Sorry to hear you’re having trouble, I’ve not been able to replicate the NTP time issue. The unit should persist the correct time between reboots since there is an internal RTC with button cell battery backup. Does the time get lost on every power cycle? If so then there must be an issue with your RTC, maybe the button cell battery if flat or missing?

If your voltage is going above 253V you should contact your DNO this is above the permissible limit.

The standard domestic mains supply for Europe is 230 V ± 10%, giving a lower limit of 207 V and an upper limit of 253 V. It is permissible under BS 7671 to have a voltage drop within the installation of 5%, which would give a lower limit of 195.5 V. The UK standard prior to harmonization was 240 V ± 6%, giving an upper limit of 254.4 V.

1 Like

Yeah, engineer due at 5pm.

I’ll check on the battery - is that on the top board?

Yes, on the rear of the LCD. Be sure to isolate the unit before opening.

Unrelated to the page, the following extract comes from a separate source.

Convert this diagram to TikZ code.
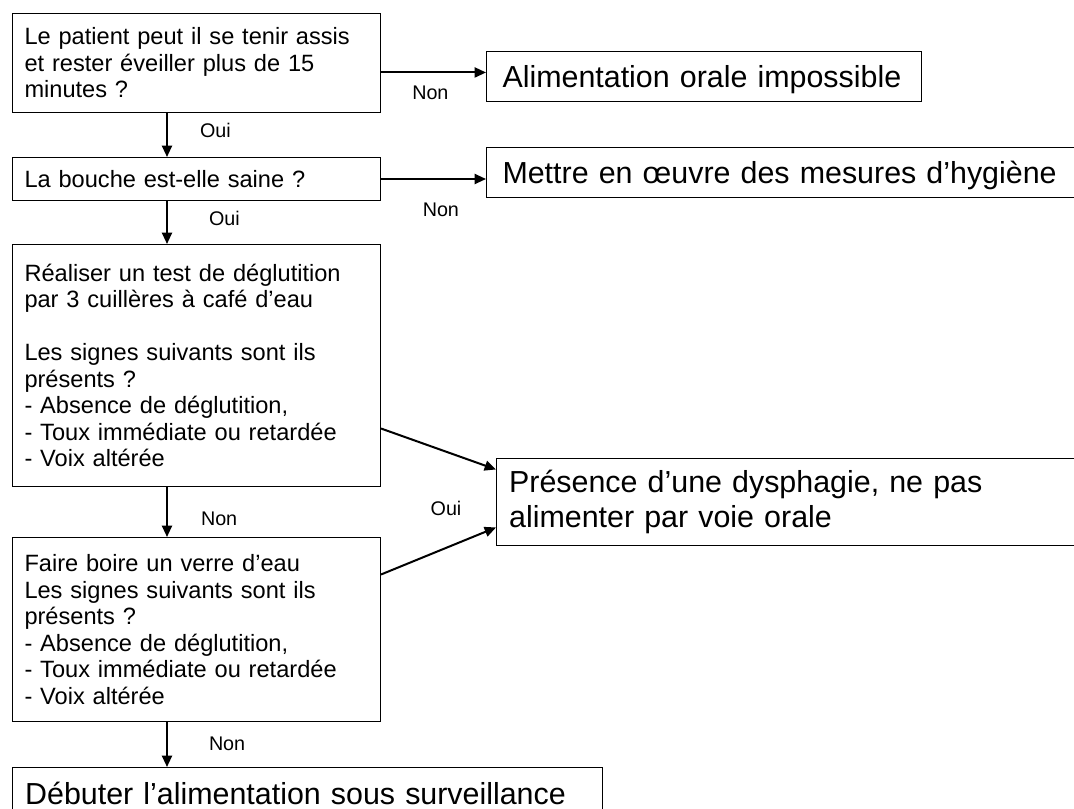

So the SSE engineer cam and measured 251.5V after disconnecting the house. I did tell him that was lower than earlier and he accepted that but can’t do anything right now. The suggestion was that he’s put a note on the file and if it keeps tripping. they’ll install a monitoring device.

Whilst the power was off, I took a look inside the unit and see there isn’t a battery installed so I’ve just ordered 10 from Amazon which will arrive tomorrow so at least the time issue will get sorted.

Glyn, can you add a call to set time from NTP (assuming it is configured) at boot. I haven’t looked at the code again but from leaving it to sort itself out, it’s clear the eight hour kicks in and does the reset then but it should also happen at start-up if that’s possible.

Of course if you had an EmonPi or an EmonTX you’d have a record of the voltage to show him.

I’ll get my hat… :laughing:

There is precedent. Others have used OEM equipment to successfully challenge power their power company. Even if it wasn’t accurately calibrated, a comparison at the time of the visit and a recorded history of the readings should have been powerful evidence.